Thousands Attend Hawaiʻi Rising


Read this article in ʻŌlelo Hawaiʻi

On January 15th, the Hawaiʻi State Legislature convened the first session of 2020. While there was much pomp and circumstance in the House and Senate chambers, the real action took place in the Capitol Rotunda and surrounding areas as thousands of Native Hawaiians and Aloha ʻĀina advocates gathered to make their voices heard.

A coalition of Native Hawaiian and grassroots organizations from across the pae ʻāina came together to help plan Hawaiʻi Rising, an event meant to take the aloha ʻāina concept from our communities to the Capitol. The coalition worked to bring together high-profile and well-respected speakers, experts and teachers to cultivate participation in the legislative process from among the masses.

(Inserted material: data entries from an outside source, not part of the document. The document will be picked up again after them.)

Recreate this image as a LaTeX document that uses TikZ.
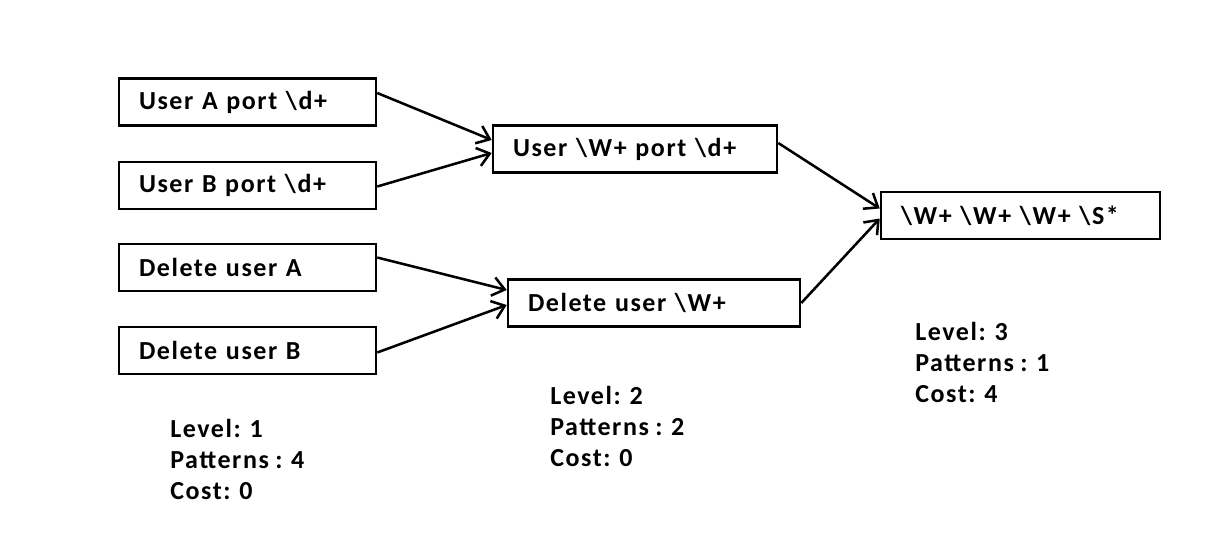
\documentclass[tikz,border=0pt]{standalone}
\usepackage{fontspec}
\setmainfont{Carlito}
\newfontfamily\boxfont[LetterSpace=6,WordSpace=0.85]{Carlito}
\usetikzlibrary{arrows.meta,calc}
\begin{document}
\begin{tikzpicture}[x=0.75pt,y=-0.75pt,
 box/.style={draw, line width=1.9pt, rectangle, inner xsep=15pt, inner ysep=0pt,
   minimum height=35.25pt, align=left, font=\boxfont\bfseries\fontsize{19.5}{22}\selectfont},
 info/.style={anchor=north west, inner sep=0pt, align=left,
   font=\boxfont\bfseries\fontsize{19.5}{23.25}\selectfont},
 arr/.style={line width=1.9pt, -{Straight Barb[length=9pt,width=14pt,line width=1.9pt]}}]
\useasboundingbox (0,0) rectangle (1216,550);
\node[box, text width=162.75pt] (A) at (247.5,102) {User A port \textbackslash d+};
\node[box, text width=162.75pt] (B) at (247.5,185.5) {User B port \textbackslash d+};
\node[box, text width=162.75pt] (C) at (247.5,267.5) {Delete user A};
\node[box, text width=162.75pt] (D) at (247.5,350.5) {Delete user B};
\node[box, text width=183pt] (E) at (635,149) {User \textbackslash W+ port \textbackslash d+};
\node[box, text width=189pt] (F) at (654,303) {Delete user \textbackslash W+};
\node[box, text width=179.25pt] (G) at (1020.5,215.5) {\textbackslash W+ \textbackslash W+ \textbackslash W+ \textbackslash S*};
\draw[arr] ($(A.east)+(0,-9)$) -- ($(E.west)+(0,-9)$);
\draw[arr] ($(B.east)+(0,1)$) -- ($(E.west)+(0,4)$);
\draw[arr] ($(C.east)+(0,-10)$) -- ($(F.west)+(0,-13)$);
\draw[arr] ($(D.east)+(0,2)$) -- ($(F.west)+(0,2)$);
\draw[arr] ($(E.east)+(0,-6)$) -- ($(G.west)+(0,-7)$);
\draw[arr] ($(F.east)+(0,0)$) -- ($(G.west)+(0,3)$);
\node[info] (L1) at (170,419) {Level: 1\\Patterns : 4\\Cost: 0};
\node[info] (L2) at (550,386) {Level: 2\\Patterns : 2\\Cost: 0};
\node[info] (L3) at (915,322) {Level: 3\\Patterns : 1\\Cost: 4};
\end{tikzpicture}
\end{document}
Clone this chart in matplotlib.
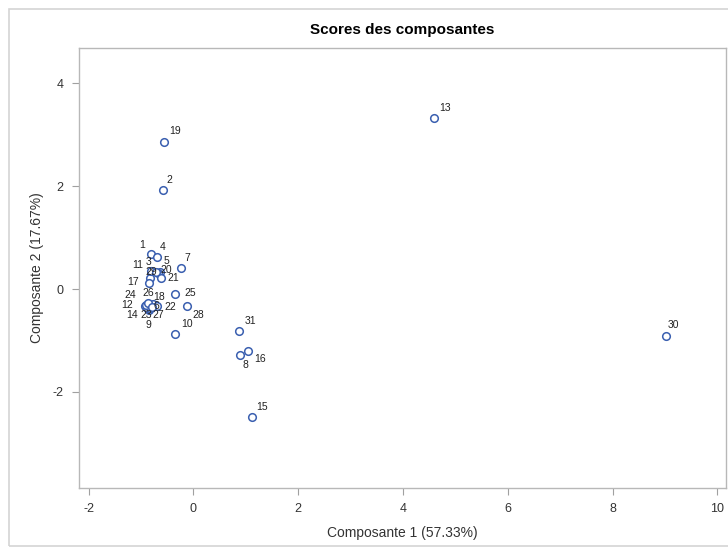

“We understand aloha ʻāina to involve a deeply rooted connection and commitment to the physical and spiritual health of our lands, seas, and skies. It’s an unwavering dedication to the well-being of our lāhui, and a devotion to protect and support our cultural practices that take place within the embrace of our ʻāina,” said Malia Nobrega-Olivera from Kanaeokana, the Kula Hawaiʻi network.

In the rotunda, thousands of people crowded as close as possible to the stage to hear speakers like Kahoʻokahi Kanuha and Kealoha Pisciotta talk about Maunakea. They stayed to hear the wisdom of Nā Wai ʻEhā and kūpuna panelists, and to participate in ʻAha Protocols at the beginning, middle and end of the event.

Hundreds more participated in Puʻuhuluhulu University classes including “Organizing to Build People Power” by Aikea, “Protecting Salt Ponds on Kauaʻi” with Malia Nobrega-Olivera and Kuʻulei Santos, and “Kū Aliʻi: Patterns of Hawaiian Leadership” presented by Kēhaunani Abad.

“The thousands of people that have turned out today share a deep desire to shift the political landscape and shape a new future for Hawaiʻi rooted in Aloha ʻāina,” said Kaniela Ing from Hawaiʻi Community Bail Fund. “We know what we have to do to make it a reality. It starts with us being here and meaningfully participating in the legislative process – introducing bills, offering testimony and meeting with legislators throughout the session. And we intend to vote and organize our family and friends to vote.”

The Hawaiʻi State Legislature is scheduled to adjourn on May 7.